La démagogie du vivre ensemble, passe donc par la négation de l’altérité et par le nivellement des identités qu’on nous dit meurtrières, en d’autres termes par leur déconstruction. On lutte sur un plan rhétorique contre un éventuel apartheid ethnique ou religieux, mais pour mieux cacher un apartheid économique, car le discours du vivre ensemble, tend, in fine, à cacher les rapports de classes et les schémas subtils de domination.

Cela passe naturellement par la langue, principal vecteur d’assimilation des individus à la communauté, à la société et au groupe, et qui permet d’accéder au concept et au savoir. Mais quand une langue devient « novlangue », et quand le vocabulaire populaire est ravagé à coup de néologismes translinguistiques, le potentiel de subversion d’un peuple s’en trouve atrophié.

Il est à noter que la finalité de la « novlangue » est la disparition à terme de toutes les nuances d’une langue. Par exemple un large spectre de mots et de nuances traduisant une émotion positive comme « c’est agréable, c’est plaisant, c’est jouissif, c’est apaisant », sont immédiatement annihilés par deux mots : « C’est cool ». Ainsi, plus une langue s’appauvrit, moins elle permet l’intelligence, la finesse et la subtilité de la pensée.

L’appauvrissement du vocabulaire des classes moyennes et inférieures et la déstructuration progressive de la langue, expliquent en grande partie l’aliénabilité et l’incapacité des peuples aujourd’hui à raisonner et à voter selon leurs intérêts de classe, votant massivement, tantôt pour des mouvances populistes sans profondeur idéologique qui jouent sur l’émotionnel, tantôt pour leurs pires ennemis, les mouvances néolibérales qui jouent sur la peur.

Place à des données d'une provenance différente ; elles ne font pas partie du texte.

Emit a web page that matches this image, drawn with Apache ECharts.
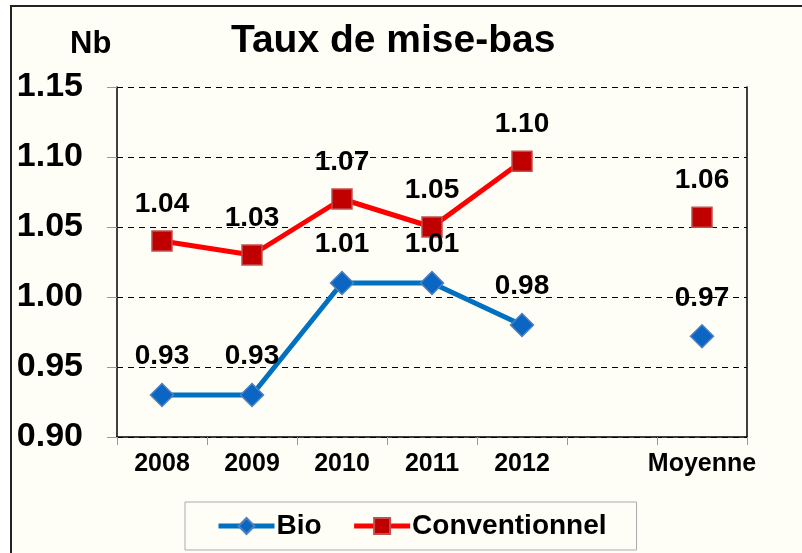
<!DOCTYPE html>
<html>
<head>
<meta charset="utf-8">
<script src="https://cdn.jsdelivr.net/npm/echarts@6/dist/echarts.min.js"></script>
<style>
  html, body { margin: 0; padding: 0; background: #fff; }
  #chart { width: 802px; height: 553px; }
</style>
</head>
<body>
<div id="chart"></div>
<script>
// categories (empty slot before the average, as in the original sheet)
const categories = ['2008', '2009', '2010', '2011', '2012', '', 'Moyenne'];
const bioValues = [0.93, 0.93, 1.01, 1.01, 0.98, null, 0.972];
const convValues = [1.04, 1.03, 1.07, 1.05, 1.097, null, 1.057];
const yTicks = [0.90, 0.95, 1.00, 1.05, 1.10, 1.15];

const font = 'Liberation Sans, Arial, sans-serif';

const chart = echarts.init(document.getElementById('chart'));

function labelStyle() {
  return {
    show: true,
    position: 'top',
    distance: 12,
    fontFamily: font,
    fontWeight: 'bold',
    fontSize: 28,
    color: '#000',
    formatter: p => p.value == null ? '' : Number(p.value).toFixed(2)
  };
}

chart.setOption({
  backgroundColor: '#fff',
  animation: false,
  graphic: [{
    type: 'rect',
    z: -10,
    shape: { x: 11, y: 6, width: 900, height: 900 },
    style: { fill: '#FFFEF6', stroke: '#222', lineWidth: 2 }
  }],
  title: [{
    text: 'Taux de mise-bas',
    left: 231,
    top: 22,
    padding: 0,
    textStyle: { fontFamily: font, fontWeight: 'bold', fontSize: 39, color: '#000' }
  }, {
    text: 'Nb',
    left: 70,
    top: 29,
    padding: 0,
    textStyle: { fontFamily: font, fontWeight: 'bold', fontSize: 31, color: '#000' }
  }],
  legend: {
    left: 185,
    top: 502,
    padding: [10, 30, 10, 31],
    itemWidth: 56,
    itemHeight: 20,
    itemGap: 30,
    borderColor: '#aaa',
    borderWidth: 1,
    backgroundColor: '#FFFEF6',
    lineStyle: { width: 5 },
    textStyle: { fontFamily: font, fontWeight: 'bold', fontSize: 28, color: '#000', padding: [0, 0, 0, -3] },
    data: ['Bio', 'Conventionnel']
  },
  grid: { left: 117, right: 55, top: 87, bottom: 116 },
  xAxis: {
    type: 'category',
    data: categories,
    boundaryGap: true,
    axisLine: { lineStyle: { color: '#000', width: 1.5 } },
    axisTick: { show: true, length: 8, lineStyle: { color: '#999' } },
    axisLabel: { margin: 15, fontFamily: font, fontWeight: 'bold', fontSize: 25, color: '#000', interval: 0 }
  },
  yAxis: [{
    type: 'value',
    min: yTicks[0],
    max: yTicks[yTicks.length - 1],
    interval: 0.05,
    axisLine: { show: true, lineStyle: { color: '#000', width: 1.5 } },
    axisTick: { show: true, length: 10, lineStyle: { color: '#999' } },
    axisLabel: {
      margin: 34,
      fontFamily: font, fontWeight: 'bold', fontSize: 34, color: '#000',
      formatter: v => v.toFixed(2)
    },
    splitLine: { show: true, lineStyle: { color: '#000', type: [6, 5], width: 1.2 } }
  }, {
    // right frame of the plot area
    type: 'value',
    position: 'right',
    min: yTicks[0],
    max: yTicks[yTicks.length - 1],
    interval: 0.05,
    axisLine: { show: true, lineStyle: { color: '#000', width: 1.5 } },
    axisTick: { show: false },
    axisLabel: { show: false },
    splitLine: { show: false }
  }],
  series: [{
    name: 'Bio',
    type: 'line',
    data: bioValues,
    connectNulls: false,
    symbol: 'diamond',
    symbolSize: 23,
    lineStyle: { color: '#0070C0', width: 5 },
    itemStyle: { color: '#0A66C2', borderColor: '#4F81BD', borderWidth: 1.5 },
    label: labelStyle(),
    z: 3
  }, {
    name: 'Conventionnel',
    type: 'line',
    data: convValues,
    connectNulls: false,
    symbol: 'rect',
    symbolSize: 20,
    lineStyle: { color: '#FF0000', width: 5 },
    itemStyle: { color: '#C00000', borderColor: '#C0504D', borderWidth: 1.5 },
    label: labelStyle(),
    z: 3
  }]
});
</script>
</body>
</html>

La manipulation de la langue, est par conséquent l’un des principaux mécanismes de domination et d’aliénation des peuples par le système. À titre d’exemple, le concept de « gouvernance » ou de « bonne gouvernance », terme en apparence inoffensif et  désormais en vogue dans les milieux managériales, patronaux mais également publics, que tout le monde utilise mais que personne ne saurait définir, constitue aujourd’hui l’un des principaux  paradigmes de domination conceptuelle.

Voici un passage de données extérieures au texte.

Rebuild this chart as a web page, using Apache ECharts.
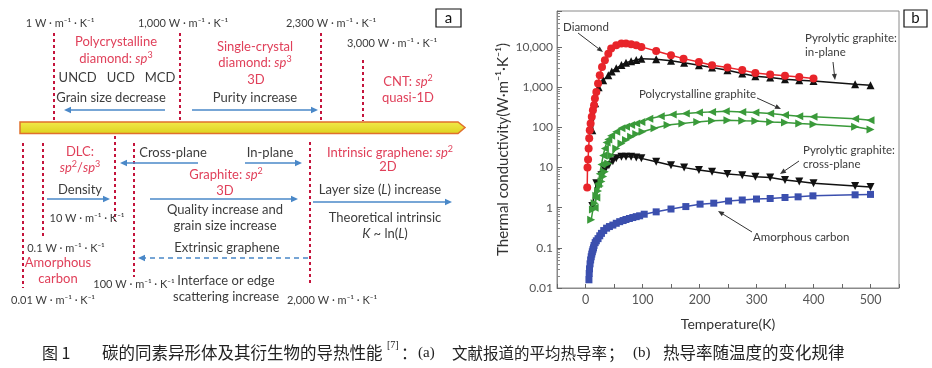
<!DOCTYPE html>
<html><head><meta charset="utf-8">
<script src="https://cdn.jsdelivr.net/npm/echarts@6/dist/echarts.min.js"></script>
<style>html,body{margin:0;padding:0;background:#fff}#c{width:932px;height:368px}</style>
</head><body><div id="c"></div>
<script>
// ---------- data (panel b) ----------
const xTickValues = [0, 100, 200, 300, 400, 500];
const yTickLabels = {'0.01':'0.01','0.1':'0.1','1':'1','10':'10','100':'100','1000':'1,000','10000':'10,000'};
const diamond = [[3,3.2],[3.5,10],[4.5,16],[5.5,30],[6.5,54],[7.5,85],[9,125],[11,185],[13,270],[15,360],[16.5,530],[19,770],[22,1250],[25,2000],[29,3200],[34,4750],[40,6900],[45,9300],[54,11200],[63,12400],[71,12400],[80,11800],[89,11200],[98,10200],[124,8100],[150,6300],[172,5200],[199,4300],[222,3550],[249,3130],[275,2690],[298,2290],[324,2090],[350,1940],[375,1820],[400,1660]];
const pyroInPlane = [[12,85],[17,400],[23,1000],[31,1500],[40,2000],[46,2500],[54,3000],[63,3600],[71,4100],[80,4500],[89,4800],[98,5200],[124,5000],[150,4600],[173,4080],[199,3550],[222,3130],[249,2680],[275,2220],[298,1900],[324,1760],[350,1600],[375,1500],[400,1450],[473,1200],[500,1130]];
const polyGraphiteA = [[16,1.0],[19,1.8],[22,3.9],[25,7],[28,12],[31,20],[34,30],[37,42],[40,50],[45,62],[54,78],[63,96],[71,105],[80,115],[89,125],[98,138],[112,165],[132,190],[153,210],[176,222],[199,235],[222,245],[246,255],[275,245],[298,235],[324,222],[350,205],[375,190],[400,185],[473,165],[500,152]];
const polyGraphiteB = [[10,0.5],[13,0.9],[16,1.3],[19,2.0],[22,2.6],[25,3.5],[28,4.5],[31,6],[34,7.9],[40,12.6],[45,20],[54,30],[63,40],[71,49],[80,59],[89,69],[100,78],[121,96],[144,115],[170,125],[196,138],[222,147],[249,152],[275,147],[298,145],[324,138],[350,134],[375,125],[400,120],[473,105],[500,89]];
const pyroCrossPlane = [[12,1.1],[19,4.1],[28,6.5],[34,8.7],[41,11.5],[48,14.5],[54,17],[63,18.6],[71,18.6],[80,18.6],[89,18],[98,17],[124,14],[150,11.5],[173,10],[199,8.7],[222,7.9],[249,6.9],[275,6.5],[298,5.9],[324,5.7],[350,4.9],[375,4.5],[400,4.1],[473,3.5],[500,3.3]];
const amorphousCarbon = [[6,0.016],[6.5,0.023],[7,0.03],[8,0.04],[9,0.05],[10,0.06],[11,0.07],[12,0.08],[13,0.09],[14,0.1],[15,0.115],[17,0.135],[19,0.15],[22,0.17],[25,0.2],[28,0.23],[32,0.27],[37,0.31],[42,0.34],[48,0.37],[54,0.41],[60,0.45],[66,0.48],[71,0.51],[77,0.54],[83,0.57],[89,0.6],[95,0.63],[103,0.69],[124,0.79],[150,0.93],[176,1.07],[201,1.23],[225,1.3],[251,1.47],[275,1.56],[300,1.65],[324,1.7],[350,1.8],[373,1.87],[399,1.98],[473,2.1],[500,2.15]];

// ---------- styles ----------
const RED = '#e0405a', DARK = '#3c3c3c', BLUE = '#4a88c8', DOT = '#c4143c';
const FF = 'Lato';

function T(x, y, text, color, size, align, rich) {
  const s = {text: text, x: 0, y: 0, fill: color || DARK, fontSize: size || 13, fontFamily: FF,
    align: align || 'center', textAlign: align || 'center', verticalAlign: 'middle', textVerticalAlign: 'middle'};
  if (rich) s.rich = rich;
  return {type: 'text', x: x, y: y, silent: true, style: s};
}
function richRed(size) {
  return {r: {fill: RED, fontSize: size, fontFamily: FF}, i: {fill: RED, fontSize: size, fontFamily: FF, fontStyle: 'italic'},
          s: {fill: RED, fontSize: size - 4, fontFamily: FF, padding: [0, 0, 7, 0]}, si: {fill: RED, fontSize: size - 4, fontFamily: FF, fontStyle: 'italic', padding: [0, 0, 7, 0]},
          d: {fill: DARK, fontSize: size, fontFamily: FF}, di: {fill: DARK, fontSize: size, fontFamily: FF, fontStyle: 'italic'}};
}
function VL(x, y1, y2) {
  return {type: 'line', silent: true, shape: {x1: x, y1: y1, x2: x, y2: y2}, style: {stroke: DOT, lineWidth: 2, lineDash: [3, 3]}};
}
function AR(x1, y1, x2, y2, color, dash, w, L, W) {
  const a = Math.atan2(y2 - y1, x2 - x1); L = L || 7; W = W || 3.2;
  const bx = x2 - L * Math.cos(a), by = y2 - L * Math.sin(a);
  const px = -Math.sin(a) * W, py = Math.cos(a) * W;
  return [
    {type: 'line', silent: true, shape: {x1: x1, y1: y1, x2: bx, y2: by}, style: {stroke: color, lineWidth: w || 1.5, lineDash: dash ? [5, 4] : null}},
    {type: 'polygon', silent: true, shape: {points: [[x2, y2], [bx + px, by + py], [bx - px, by - py]]}, style: {fill: color}}
  ];
}
const U = ' W · m⁻¹ · K⁻¹';
const g = [];
// yellow arrow bar
g.push({type: 'polygon', silent: true, shape: {points: [[20, 122], [458, 122], [465, 127.5], [458, 133.5], [20, 133.5]]},
  style: {fill: {type: 'linear', x: 0, y: 0, x2: 0, y2: 1, colorStops: [{offset: 0, color: '#f3ea4a'}, {offset: 1, color: '#dcd21e'}]}, stroke: '#e0702c', lineWidth: 1.5}});
// box a
g.push({type: 'rect', silent: true, shape: {x: 436, y: 9, width: 25, height: 18}, style: {fill: '#fff', stroke: '#111', lineWidth: 1.2}});
g.push(T(448.5, 18, 'a', '#111', 15));
// dotted lines (top)
g.push(VL(54, 33, 121), VL(180, 33, 121), VL(321, 33, 121), VL(363, 60, 121));
// dotted lines (bottom)
g.push(VL(23, 143, 288), VL(43, 143, 237), VL(115, 136, 221), VL(134, 143, 277), VL(310, 142, 285));
// top labels
g.push(T(60, 23, '1' + U, DARK, 11), T(183, 23, '1,000' + U, DARK, 11), T(331, 23, '2,300' + U, DARK, 11), T(392, 43, '3,000' + U, DARK, 11));
g.push(T(116, 42, 'Polycrystalline', RED, 13));
g.push(T(116, 59, '{r|diamond: }{i|sp}{s|3}', RED, 13, 'center', richRed(13)));
g.push(T(117, 78, 'UNCD   UCD   MCD', DARK, 13));
g.push(T(111, 98, 'Grain size decrease', DARK, 13));
g.push.apply(g, AR(165, 110, 64, 110, BLUE));
g.push(T(255, 47, 'Single-crystal', RED, 13));
g.push(T(255, 63, '{r|diamond: }{i|sp}{s|3}', RED, 13, 'center', richRed(13)));
g.push(T(256, 80, '3D', RED, 13));
g.push(T(255, 98, 'Purity increase', DARK, 13));
g.push.apply(g, AR(192, 110, 318, 110, BLUE));
g.push(T(408, 82, '{r|CNT: }{i|sp}{s|2}', RED, 13, 'center', richRed(13)));
g.push(T(408, 98, 'quasi-1D', RED, 13));
// bottom labels
g.push(T(80, 152, 'DLC:', RED, 13));
g.push(T(80, 168, '{i|sp}{s|2}{r|/}{i|sp}{s|3}', RED, 13, 'center', richRed(13)));
g.push(T(80, 190, 'Density', DARK, 13));
g.push.apply(g, AR(47, 199, 110, 199, BLUE));
g.push(T(87, 218, '10' + U, DARK, 11));
g.push(T(66, 248, '0.1' + U, DARK, 11));
g.push(T(58, 263, 'Amorphous', RED, 13));
g.push(T(58, 279, 'carbon', RED, 13));
g.push(T(53, 300, '0.01' + U, DARK, 11));
g.push(T(173, 153, 'Cross-plane', DARK, 13));
g.push.apply(g, AR(198, 163, 120, 163, BLUE));
g.push(T(270, 153, 'In-plane', DARK, 13));
g.push.apply(g, AR(245, 163, 302, 163, BLUE));
g.push(T(226, 175, '{r|Graphite: }{i|sp}{s|2}', RED, 13, 'center', richRed(13)));
g.push(T(225, 191, '3D', RED, 13));
g.push.apply(g, AR(150, 199, 298, 199, BLUE));
g.push(T(225, 210, 'Quality increase and', DARK, 13));
g.push(T(225, 226, 'grain size increase', DARK, 13));
g.push(T(227, 248, 'Extrinsic graphene', DARK, 13));
g.push.apply(g, AR(308, 258, 138, 258, BLUE, true));
g.push(T(134, 284, '100' + U, DARK, 11));
g.push(T(226, 281, 'Interface or edge', DARK, 13));
g.push(T(226, 297, 'scattering increase', DARK, 13));
g.push(T(332, 300, '2,000' + U, DARK, 11));
g.push(T(390, 153, '{r|Intrinsic graphene: }{i|sp}{s|2}', RED, 13, 'center', richRed(13)));
g.push(T(388, 167, '2D', RED, 13));
g.push(T(380, 190, '{d|Layer size (}{di|L}{d|) increase}', DARK, 13, 'center', richRed(13)));
g.push.apply(g, AR(313, 202, 452, 202, BLUE));
g.push(T(385, 218, 'Theoretical intrinsic', DARK, 13));
g.push(T(385, 234, '{di|K}{d| ~ ln(}{di|L}{d|)}', DARK, 13, 'center', richRed(13)));
// panel b annotations
const AF = 11.5;
g.push({type: 'rect', silent: true, shape: {x: 904, y: 10, width: 23, height: 17}, style: {fill: '#fff', stroke: '#111', lineWidth: 1.2}});
g.push(T(915.5, 18.5, 'b', '#111', 15));
g.push(T(563, 27, 'Diamond', DARK, AF, 'left'));
g.push.apply(g, AR(578, 33, 603, 52, '#333', false, 1, 6, 2.5));
g.push(T(805, 38, 'Pyrolytic graphite:', DARK, AF, 'left'));
g.push(T(805, 52, 'in-plane', DARK, AF, 'left'));
g.push.apply(g, AR(833, 62, 835, 80, '#333', false, 1, 6, 2.5));
g.push(T(639, 94, 'Polycrystalline graphite', DARK, AF, 'left'));
g.push.apply(g, AR(757, 98, 781, 109, '#333', false, 1, 6, 2.5));
g.push(T(803, 150, 'Pyrolytic graphite:', DARK, AF, 'left'));
g.push(T(803, 164, 'cross-plane', DARK, AF, 'left'));
g.push.apply(g, AR(799, 161, 780, 174, '#333', false, 1, 6, 2.5));
g.push(T(753, 237, 'Amorphous carbon', DARK, AF, 'left'));
g.push.apply(g, AR(752, 232, 718, 211, '#333', false, 1, 6, 2.5));
// caption
const CJK = '"Noto Sans CJK SC"';
function C(x, text, size, fam, y) {
  return {type: 'text', x: x, y: y || 353, silent: true, style: {text: text, fill: '#222', fontSize: size || 16, fontFamily: fam || CJK, align: 'left', textAlign: 'left', verticalAlign: 'middle', textVerticalAlign: 'middle'}};
}
g.push(C(42, '图 1', 16));
g.push(C(102, '碳的同素异形体及其衍生物的导热性能', 16.5));
g.push(C(387, '[7]', 10, '"Liberation Serif"', 345));
g.push(C(401, '：', 16));
g.push(C(418, '(a)', 15, '"Liberation Serif"'));
g.push(C(452, '文献报道的平均热导率', 15.5));
g.push(C(608, '；', 16));
g.push(C(633, '(b)', 15, '"Liberation Serif"'));
g.push(C(663, '热导率随温度的变化规律', 16.5));

function mkSeries(name, data, color, symbol, rot, size) {
  return {name: name, type: 'line', data: data, symbol: symbol, symbolSize: size || 8, symbolRotate: rot || 0,
    lineStyle: {color: color, width: 1.5}, itemStyle: {color: color}, animation: false, z: 3};
}
const chart = echarts.init(document.getElementById('c'), null, {renderer: 'canvas'});
chart.setOption({
  animation: false,
  grid: {left: 557, top: 11, right: 33, bottom: 80, show: true, borderColor: '#8a8a8a', borderWidth: 1, backgroundColor: 'transparent'},
  xAxis: {type: 'value', min: -50, max: 550, interval: 50,
    name: 'Temperature(K)', nameLocation: 'middle', nameGap: 29, nameTextStyle: {fontFamily: FF, fontSize: 14, color: '#333'},
    axisLine: {show: true, onZero: false, lineStyle: {color: '#8a8a8a'}}, axisTick: {show: true, inside: true, length: 4, lineStyle: {color: '#666'}},
    axisLabel: {margin: 5, fontFamily: FF, fontSize: 12.5, color: '#555', formatter: v => xTickValues.indexOf(v) >= 0 ? String(v) : ''},
    splitLine: {show: false}},
  yAxis: {type: 'log', logBase: 10, min: 0.01, max: 80000,
    name: 'Thermal conductivity(W·m⁻¹·K⁻¹)', nameLocation: 'middle', nameGap: 46, nameRotate: 90, nameTextStyle: {fontFamily: FF, fontSize: 15, color: '#333'},
    axisLine: {show: true, onZero: false, lineStyle: {color: '#8a8a8a'}}, axisTick: {show: true, inside: true, length: 5, lineStyle: {color: '#666'}},
    minorTick: {show: true, splitNumber: 9, length: 3, lineStyle: {color: '#888'}},
    axisLabel: {margin: 4, fontFamily: FF, fontSize: 12, color: '#555', showMaxLabel: false, formatter: v => { const k = String(+v.toPrecision(3)); return yTickLabels[k] || ''; }},
    splitLine: {show: false}},
  series: [
    mkSeries('Amorphous carbon', amorphousCarbon, '#3b4fae', 'rect', 0, 7),
    mkSeries('Pyrolytic graphite: cross-plane', pyroCrossPlane, '#111', 'triangle', 180, 8),
    mkSeries('Polycrystalline graphite B', polyGraphiteB, '#3a9a3a', 'triangle', -90, 8),
    mkSeries('Polycrystalline graphite A', polyGraphiteA, '#3a9a3a', 'triangle', 90, 8),
    mkSeries('Pyrolytic graphite: in-plane', pyroInPlane, '#111', 'triangle', 0, 8),
    mkSeries('Diamond', diamond, '#e8242a', 'circle', 0, 8)
  ],
  graphic: {elements: g}
});
</script>
</body></html>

Il est par conséquent important de comprendre que sur le plan linguistique, le mot « gouvernance » est le participe présent du verbe « gouverner ». Et en français, c’est le temps de verbe le plus faible. C’est comme si on disait « guerrance » au lieu de guerre, ou « marchance » au lieu de « marcher ». C’est au final un terme sans résonance philologique, dont le but est le flou et l’ambiguïté, comme le décrit Alain Deneault dans son ouvrage « Gouvernance : Le management totalitaire », permettant ainsi une gestion néolibérale décomplexée de l’économie et de la société, grâce à la force d’aliénation et d’enrôlement que la « novlangue » permet.

  • On remplace donc le mot « gouverner» par le mot « manager»
  • Le « peuple» par la « société civile ».
  • L’ « Etat providence» par l’ « Etat partenaire ».
  • L’ « idéologie» par la « technique ».
  • L’ « intérêt général» par « la rationalisation de la gestion ».
  • La « démocratie» par la « gouvernance ».
  • La « géopolitique» et « les relations internationales » par « le village planétaire » et la « gouvernance mondiale ».

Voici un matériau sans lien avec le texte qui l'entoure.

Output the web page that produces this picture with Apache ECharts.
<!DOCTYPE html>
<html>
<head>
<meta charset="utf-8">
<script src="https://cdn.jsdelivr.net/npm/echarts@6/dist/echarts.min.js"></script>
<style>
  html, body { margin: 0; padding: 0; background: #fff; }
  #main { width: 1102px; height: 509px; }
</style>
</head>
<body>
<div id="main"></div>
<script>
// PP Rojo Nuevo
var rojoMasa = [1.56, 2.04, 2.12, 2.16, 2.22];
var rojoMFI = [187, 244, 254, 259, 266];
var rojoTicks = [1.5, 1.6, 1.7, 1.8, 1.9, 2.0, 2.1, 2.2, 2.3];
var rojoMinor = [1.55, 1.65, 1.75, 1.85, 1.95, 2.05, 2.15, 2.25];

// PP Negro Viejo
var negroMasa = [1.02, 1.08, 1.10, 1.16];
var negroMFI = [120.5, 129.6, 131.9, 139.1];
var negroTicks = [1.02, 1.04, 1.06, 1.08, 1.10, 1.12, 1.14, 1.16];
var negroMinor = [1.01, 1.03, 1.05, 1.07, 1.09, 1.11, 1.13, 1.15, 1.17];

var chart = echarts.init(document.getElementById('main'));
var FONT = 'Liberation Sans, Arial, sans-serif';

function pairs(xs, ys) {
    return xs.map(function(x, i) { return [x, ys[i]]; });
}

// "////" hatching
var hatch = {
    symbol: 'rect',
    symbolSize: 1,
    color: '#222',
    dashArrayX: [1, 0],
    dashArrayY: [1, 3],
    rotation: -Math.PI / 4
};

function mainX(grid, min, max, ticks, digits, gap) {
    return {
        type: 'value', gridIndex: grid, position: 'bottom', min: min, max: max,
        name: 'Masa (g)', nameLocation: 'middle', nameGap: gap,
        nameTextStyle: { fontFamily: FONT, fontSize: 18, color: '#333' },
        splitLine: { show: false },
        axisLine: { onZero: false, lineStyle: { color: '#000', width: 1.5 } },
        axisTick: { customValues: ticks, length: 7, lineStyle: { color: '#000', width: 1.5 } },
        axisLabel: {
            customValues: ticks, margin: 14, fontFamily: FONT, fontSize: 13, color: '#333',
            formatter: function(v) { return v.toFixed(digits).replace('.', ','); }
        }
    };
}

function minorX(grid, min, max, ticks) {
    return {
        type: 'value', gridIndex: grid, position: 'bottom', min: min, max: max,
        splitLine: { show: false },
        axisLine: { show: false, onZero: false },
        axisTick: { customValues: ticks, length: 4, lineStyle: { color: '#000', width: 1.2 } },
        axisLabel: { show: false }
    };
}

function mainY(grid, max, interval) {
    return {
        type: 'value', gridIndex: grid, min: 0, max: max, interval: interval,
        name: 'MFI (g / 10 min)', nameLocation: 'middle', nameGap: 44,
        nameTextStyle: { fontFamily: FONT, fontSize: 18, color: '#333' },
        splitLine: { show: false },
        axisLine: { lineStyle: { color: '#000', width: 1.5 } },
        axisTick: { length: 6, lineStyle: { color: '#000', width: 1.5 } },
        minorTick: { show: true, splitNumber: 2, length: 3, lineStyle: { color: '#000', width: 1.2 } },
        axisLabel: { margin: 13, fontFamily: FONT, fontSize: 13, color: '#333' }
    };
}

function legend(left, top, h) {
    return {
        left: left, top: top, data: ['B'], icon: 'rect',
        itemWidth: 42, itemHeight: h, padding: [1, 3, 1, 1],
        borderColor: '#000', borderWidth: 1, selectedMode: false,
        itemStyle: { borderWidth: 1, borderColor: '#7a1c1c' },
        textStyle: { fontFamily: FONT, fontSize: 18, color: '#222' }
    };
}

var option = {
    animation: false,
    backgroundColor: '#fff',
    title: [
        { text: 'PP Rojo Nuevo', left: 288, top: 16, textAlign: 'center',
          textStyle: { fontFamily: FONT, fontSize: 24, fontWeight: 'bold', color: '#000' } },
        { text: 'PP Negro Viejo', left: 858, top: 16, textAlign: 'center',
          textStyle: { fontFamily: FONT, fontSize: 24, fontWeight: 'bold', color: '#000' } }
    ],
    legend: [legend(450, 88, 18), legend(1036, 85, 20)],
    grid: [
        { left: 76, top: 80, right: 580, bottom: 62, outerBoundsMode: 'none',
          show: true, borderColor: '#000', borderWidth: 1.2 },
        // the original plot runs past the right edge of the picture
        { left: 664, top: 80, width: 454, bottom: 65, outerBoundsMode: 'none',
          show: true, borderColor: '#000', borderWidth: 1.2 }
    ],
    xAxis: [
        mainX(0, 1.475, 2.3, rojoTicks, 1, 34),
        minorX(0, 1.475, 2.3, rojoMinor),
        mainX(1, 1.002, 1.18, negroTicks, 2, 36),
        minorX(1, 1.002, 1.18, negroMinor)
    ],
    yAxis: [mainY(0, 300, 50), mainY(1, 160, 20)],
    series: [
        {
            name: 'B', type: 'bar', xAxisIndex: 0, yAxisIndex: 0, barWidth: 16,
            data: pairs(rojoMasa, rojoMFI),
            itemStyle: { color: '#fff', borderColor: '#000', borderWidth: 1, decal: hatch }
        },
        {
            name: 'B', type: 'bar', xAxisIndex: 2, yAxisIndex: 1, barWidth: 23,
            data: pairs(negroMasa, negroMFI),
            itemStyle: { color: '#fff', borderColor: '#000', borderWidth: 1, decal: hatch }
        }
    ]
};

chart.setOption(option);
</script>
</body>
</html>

Et dans ce contexte mondial de crise économique, sociétale et identitaire, les colères populaires légitimes, guidées au départ avec pertinence par un instinct populaire qui se trompe rarement de cible, finissent par dériver ou par être récupérées par un opportunisme politique en manque d’idéologie. Ces derniers profitent d’une situation d’effondrement culturel et d’acculturation avancée des peuples, désormais privés du maniement du Logos et des concepts par la « novlangue » et la « soupe médiatique », ce qui peut finalement aboutir à des identités meurtrières sous une forme ou une autre, où à une plus grande mainmise du système mondialiste néolibérale.

C’est pour cela qu’en tant que souverainistes marocains, nous considérons qu’en plus de l’impératif de reconquête des fonctions régaliennes pleines et entières de l’Etat, il est impérieux et vital de reconquérir le terrain du concept, de la langue, de l’histoire, de la religion et par conséquent de l’identité marocaine, afin de redonner au peuple les moyens conceptuels de se penser lui-même, et donc de penser l’autre. Et c’est parce que nous prônons un souverainisme ouvert sur le monde, que nous affirmons qu’on ne peut être en paix avec l’autre, si l’on ne l’est pas déjà avec soi-même, sa culture et son identité, et on ne peut aller vers l’autre si on ignore qui on est.